After evaluating all options on the T&M market, the customer’s test team chose HBK’s SomatXR series with HBK’s expertise in structural durability and the customer’s existing positive experience with Somat eDAQ data acquisition systems key in their decision-making. The selected system included the following modules:

• CX22B-R-W Data Recorder
• MX840B-R Universal Module
• MX1615B-R Bridge Module
• MX1601B-R Standard Module
• CX27C-R EtherCAT Gateway for real-time integration into Instron

This configuration, allowing the acquisition of data from the various sensors used in testing, is ideal for harsh environments such as the test track and is used also durability lab.

In the lab, the data acquisition system connects via EtherCAT to provide data to the Instron controller in real-time with minimum latency, while all sensor setup and manipulation can be handled natively with catman software running on the CX22B data recorder wirelessly via a remote desktop connection. The test installation and sensor setup are identical for both the test track and the test lab. The only additional requirement for use in the lab is the CX27C-R EtherCAT gateway and Ethernet cable. Sensor information is available to the 8800ML via the EtherCAT communication link, eliminating the need for secondary sensor programming and setup, and reducing the likelihood of errors.

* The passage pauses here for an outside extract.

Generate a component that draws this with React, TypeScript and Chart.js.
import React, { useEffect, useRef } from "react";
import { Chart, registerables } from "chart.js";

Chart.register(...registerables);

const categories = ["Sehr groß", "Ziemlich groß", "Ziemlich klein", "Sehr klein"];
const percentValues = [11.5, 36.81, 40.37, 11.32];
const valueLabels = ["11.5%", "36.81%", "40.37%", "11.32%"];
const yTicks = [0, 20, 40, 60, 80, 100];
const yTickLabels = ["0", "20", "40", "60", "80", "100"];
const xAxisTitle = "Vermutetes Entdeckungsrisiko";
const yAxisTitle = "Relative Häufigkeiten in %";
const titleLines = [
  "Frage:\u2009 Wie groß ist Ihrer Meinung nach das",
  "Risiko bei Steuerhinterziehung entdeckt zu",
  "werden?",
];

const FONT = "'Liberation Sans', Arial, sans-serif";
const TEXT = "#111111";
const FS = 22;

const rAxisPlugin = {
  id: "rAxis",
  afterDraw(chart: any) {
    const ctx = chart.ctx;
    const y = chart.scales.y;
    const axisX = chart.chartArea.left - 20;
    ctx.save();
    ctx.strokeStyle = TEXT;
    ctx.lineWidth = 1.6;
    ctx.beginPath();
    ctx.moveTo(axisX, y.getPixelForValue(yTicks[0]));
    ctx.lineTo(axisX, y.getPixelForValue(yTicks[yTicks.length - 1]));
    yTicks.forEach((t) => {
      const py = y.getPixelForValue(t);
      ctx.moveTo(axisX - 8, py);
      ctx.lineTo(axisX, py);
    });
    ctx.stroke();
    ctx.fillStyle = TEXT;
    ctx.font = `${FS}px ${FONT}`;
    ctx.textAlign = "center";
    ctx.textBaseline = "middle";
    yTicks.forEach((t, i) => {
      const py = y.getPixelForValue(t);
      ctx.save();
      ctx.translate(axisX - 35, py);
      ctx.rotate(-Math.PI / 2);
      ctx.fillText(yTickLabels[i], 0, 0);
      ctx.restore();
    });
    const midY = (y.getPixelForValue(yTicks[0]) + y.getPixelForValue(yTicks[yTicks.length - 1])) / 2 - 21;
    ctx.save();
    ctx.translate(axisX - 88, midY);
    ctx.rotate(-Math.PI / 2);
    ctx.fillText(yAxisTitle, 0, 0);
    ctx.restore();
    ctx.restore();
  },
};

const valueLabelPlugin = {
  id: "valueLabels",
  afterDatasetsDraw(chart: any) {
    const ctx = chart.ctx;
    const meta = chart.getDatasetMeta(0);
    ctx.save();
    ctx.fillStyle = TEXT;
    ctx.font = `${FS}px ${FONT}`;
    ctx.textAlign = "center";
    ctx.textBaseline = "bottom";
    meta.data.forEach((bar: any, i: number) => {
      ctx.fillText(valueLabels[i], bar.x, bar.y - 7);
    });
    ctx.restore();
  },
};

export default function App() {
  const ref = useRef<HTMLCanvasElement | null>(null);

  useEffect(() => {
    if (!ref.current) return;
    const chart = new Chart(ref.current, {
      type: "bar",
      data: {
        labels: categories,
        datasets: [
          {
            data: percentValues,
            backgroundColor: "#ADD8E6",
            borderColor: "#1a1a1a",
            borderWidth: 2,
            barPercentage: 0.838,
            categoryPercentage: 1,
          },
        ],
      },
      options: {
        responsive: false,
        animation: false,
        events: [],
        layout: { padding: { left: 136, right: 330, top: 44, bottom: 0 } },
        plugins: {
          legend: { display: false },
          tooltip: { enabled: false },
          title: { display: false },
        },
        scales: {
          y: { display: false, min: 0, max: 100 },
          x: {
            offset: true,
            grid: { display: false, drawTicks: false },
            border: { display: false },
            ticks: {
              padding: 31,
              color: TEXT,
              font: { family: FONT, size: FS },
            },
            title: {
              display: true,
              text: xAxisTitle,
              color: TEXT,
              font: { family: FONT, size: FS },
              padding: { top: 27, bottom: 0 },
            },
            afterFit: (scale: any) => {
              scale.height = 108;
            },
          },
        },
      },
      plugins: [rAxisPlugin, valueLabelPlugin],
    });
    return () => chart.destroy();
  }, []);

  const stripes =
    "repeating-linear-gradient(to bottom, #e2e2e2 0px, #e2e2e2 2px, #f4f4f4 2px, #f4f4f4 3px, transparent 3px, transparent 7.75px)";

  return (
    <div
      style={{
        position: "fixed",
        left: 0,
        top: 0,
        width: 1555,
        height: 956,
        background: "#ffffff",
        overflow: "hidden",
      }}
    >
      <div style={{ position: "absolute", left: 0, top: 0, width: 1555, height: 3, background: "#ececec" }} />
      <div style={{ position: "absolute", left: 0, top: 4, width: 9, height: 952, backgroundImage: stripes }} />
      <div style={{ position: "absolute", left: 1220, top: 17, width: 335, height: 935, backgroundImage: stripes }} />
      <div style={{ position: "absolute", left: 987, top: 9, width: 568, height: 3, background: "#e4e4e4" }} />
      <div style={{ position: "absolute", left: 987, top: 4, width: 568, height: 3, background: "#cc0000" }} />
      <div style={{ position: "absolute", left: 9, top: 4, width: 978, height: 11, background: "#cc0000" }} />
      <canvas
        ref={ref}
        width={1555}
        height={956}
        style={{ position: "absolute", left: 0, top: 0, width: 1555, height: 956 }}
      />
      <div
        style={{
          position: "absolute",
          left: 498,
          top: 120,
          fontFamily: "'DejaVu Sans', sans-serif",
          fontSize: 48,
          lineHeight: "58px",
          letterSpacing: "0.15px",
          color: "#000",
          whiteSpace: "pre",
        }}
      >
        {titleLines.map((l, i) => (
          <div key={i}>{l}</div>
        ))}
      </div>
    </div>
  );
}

Initially, as with any new technology, the test team faced challenges. EtherCAT’s strength is its cross-platform communication potential, but with that comes the downside that bugs are bound to emerge. However, HBK’s commitment to supporting both the EtherCAT communication protocol and the SomatXR product line, proved that they were the right partner to execute the pairing of the first 8800ML and SomatXR in North America. HBK is one of the few companies that offer a mobile recorder that can operate just as easily in the lab as it can on the durability track.

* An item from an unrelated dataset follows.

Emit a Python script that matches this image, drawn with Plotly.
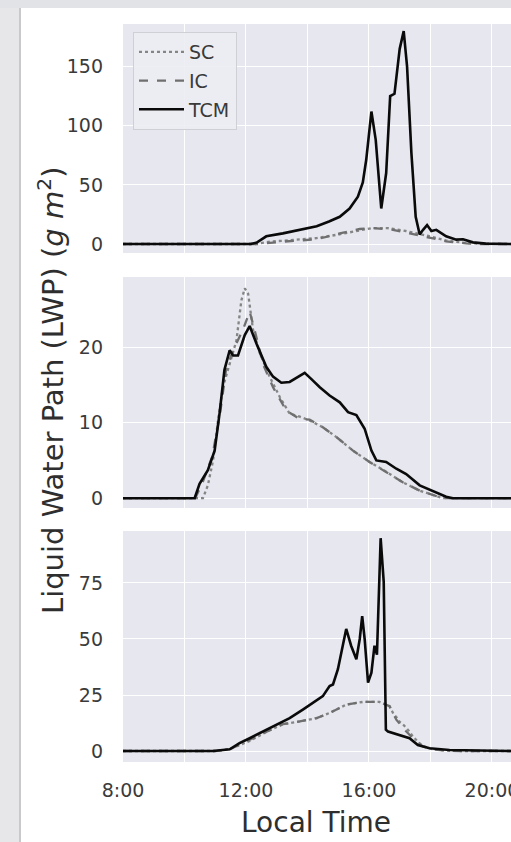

QuantumX, the non-ruggedized brother of SomatXR, introduced real-time EtherCAT integration in 2008. Like QuantumX, SomatXR offers two signal paths. All inputs create two digital signal paths, overcoming the bandwidth limitations of EtherCAT and allowing users to keep working with catman software for data acquisition and analysis of the structural durability of the test specimen in parallel with test control:

• First signal, real-time low latency output oriented with 1 ms loop time,
• Second signal, high-speed, time-stamped, PC-based data acquisition and analysis of the test specimen with up to 100 kS/s per signal depending on module type.

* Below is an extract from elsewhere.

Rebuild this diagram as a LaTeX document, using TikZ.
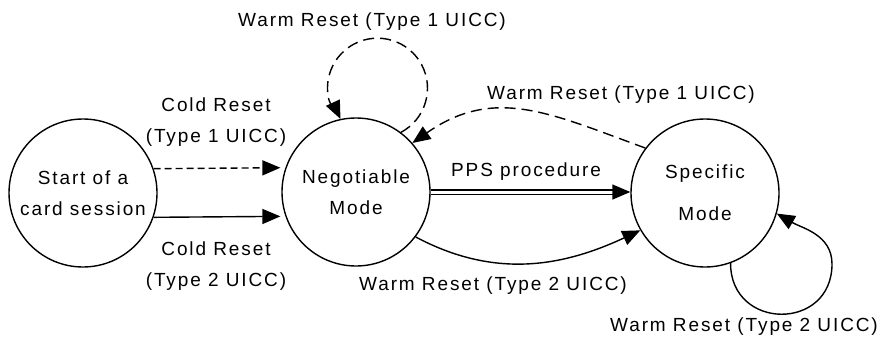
\documentclass[tikz,border=0pt]{standalone}
\usepackage{fontspec}
\setmainfont{Liberation Sans}[LetterSpace=10]
\usetikzlibrary{arrows.meta}
\begin{document}
\begin{tikzpicture}[x=1pt,y=1pt,
  every node/.style={font=\fontsize{19}{31}\selectfont, inner sep=0pt},
  state/.style={circle, draw, line width=1.4pt, minimum size=148pt, align=center},
  conn/.style={line width=1.4pt, -{Triangle[length=18pt,width=15pt]}},
  dshort/.style={dash pattern=on 7pt off 4pt},
  dlong/.style={dash pattern=on 11pt off 6pt},
  lab/.style={align=center}]
\useasboundingbox (0,0) rectangle (882,338);

% states
\node[state] (S) at (83,145) {Start of a\\card session};
\node[state] (N) at (356,146) {Negotiable\\Mode};
\node[state] (P) at (705,145) {Specific\\[11pt]Mode};

% helper coordinate
\coordinate (lb) at (832,74);

% cold resets
\draw[conn,dshort,shorten >=5pt] (S.19) -- (N.161);
\draw[conn,shorten >=5pt] (S.-19) -- (N.199);
\node[lab] (c1) at (216,216) {Cold Reset\\(Type 1 UICC)};
\node[lab] (c2) at (216,72) {Cold Reset\\(Type 2 UICC)};

% warm reset loop on negotiable mode
\draw[conn,dlong] (N.53) arc[start angle=-62,end angle=190,radius=50]
  to[out=280,in=115] (N.102);
\node (w1) at (372,316) {Warm Reset (Type 1 UICC)};

% warm reset type 1 from specific to negotiable
\draw[conn,dlong] (P.143) to[out=160,in=35,looseness=1.1] (N.41);
\node (w2) at (621,243) {Warm Reset (Type 1 UICC)};

% PPS procedure
\draw[conn,double,double distance=3pt] (N.east) -- (N.east -| P.west);
\node (pps) at (526,166) {PPS procedure};

% warm reset type 2 negotiable -> specific
\draw[conn] (N.-37) to[out=-28,in=205] (P.210);
\node (w3) at (493,52) {Warm Reset (Type 2 UICC)};

% warm reset type 2 loop on specific mode
\draw[conn] (P.-70) to[out=-90,in=-90,looseness=1.7] (lb)
  to[out=90,in=-30] (P.-16);
\node (w4) at (744,11) {Warm Reset (Type 2 UICC)};
\end{tikzpicture}
\end{document}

To perform realistic durability tests in the lab, our customer relies on data gathered from the physical tests on the track. The track surface is a complex topography, realistically reproducing the vehicle responses that drivers experience through a lifetime of hard highway miles, or long stretches of unimproved roads. The test vehicle, equipped with various sensors, captures data from accelerometers, bridge/strain gauges, wheel force transducers, displacement sensors, and voltage measurements.

Although the number of channels varies depending on the type of vehicle, the minimum number of channels required to drive a shaker test is equal to the number of actuators used to drive the test. In the case of our customer’s cab shaker, a minimum of seven channels are required to produce a road signal through iteration to replay in the lab. The cab shaker has four vertical inputs, two horizontal or lateral inputs, and one fore-aft input. This allows for six degrees of freedom (DOF) on the cab shaker excluding torsion. However, seven channels do not always provide enough information to accurately describe the response of the vehicle on the test bench compared to the track.

The test team typically gather data from approximately 50 different sensors shared between the test track and the shaker lab. The more accurate the data, the better the simulation result when iterations are complete in the shaker lab. The SomatXR data acquisition equipment gathers data from these channels while a test driver pilots the vehicle on the test track. This phase takes about two weeks to complete.

Once the test data has been collected, it is then analyzed using HBK’s GlyphWorks data processing system, which contains a comprehensive set of standard and specialized tools for durability analysis. Designed to handle huge amounts of data, GlyphWorks allows the engineers to visualize, analyze, and manipulate the test data, helping identify the most significant parts of the road test data. This selective data is then used to refine the drive file for lab testing.

Once the track data is trimmed, it is placed in the shaker controller and loaded into Instron’s road signal software, TWR. TWR handles all road signal iterations and specimen response characteristics such as white/pink noise models.

To refine the drive file, the engineers instrument an assembly, such as a truck cab, with sensors installed in the same positions as those for the test track vehicle. They then feed the drive file to the Instron controller, run it, and measure the response data at each sensor location.

Using TWR and GlyphWorks processes, the test engineers can determine the iteration quality. Typically, pseudo damage calculations are performed in GlyphWorks to ensure that the vehicle or test specimen is receiving the appropriate damage targets in the test lab just as it would at the proving ground. When damage values and RMS error converge to a constant, the final iteration is analyzed for conformity across the vehicle to the test track. To get to this point typically takes between 12 to16 iteration steps.

Reasonable value is based on a judgment call from the durability test engineers based on understanding the differences between the full vehicle and chassis. The Instron TWR software blends RMS error and pseudo damage calculations on the transducers with a fixed intercept and slope. The test engineers also use level crossing comparisons to judge if the right number of zero crossings occurred during the test, and at what amplitude levels are captured. This varies based on the test intent – a simple hood test and a test on the chassis frame are treated differently.

At this point, the team is ready to start durability testing using the final drive file. Once a test has been run, they use GlyphWorks to analyze the test data. And, when the data is ready to be archived, they use nCode Automation that not only eases test data storage and retrieval, but also makes it easier to share test data with design engineers.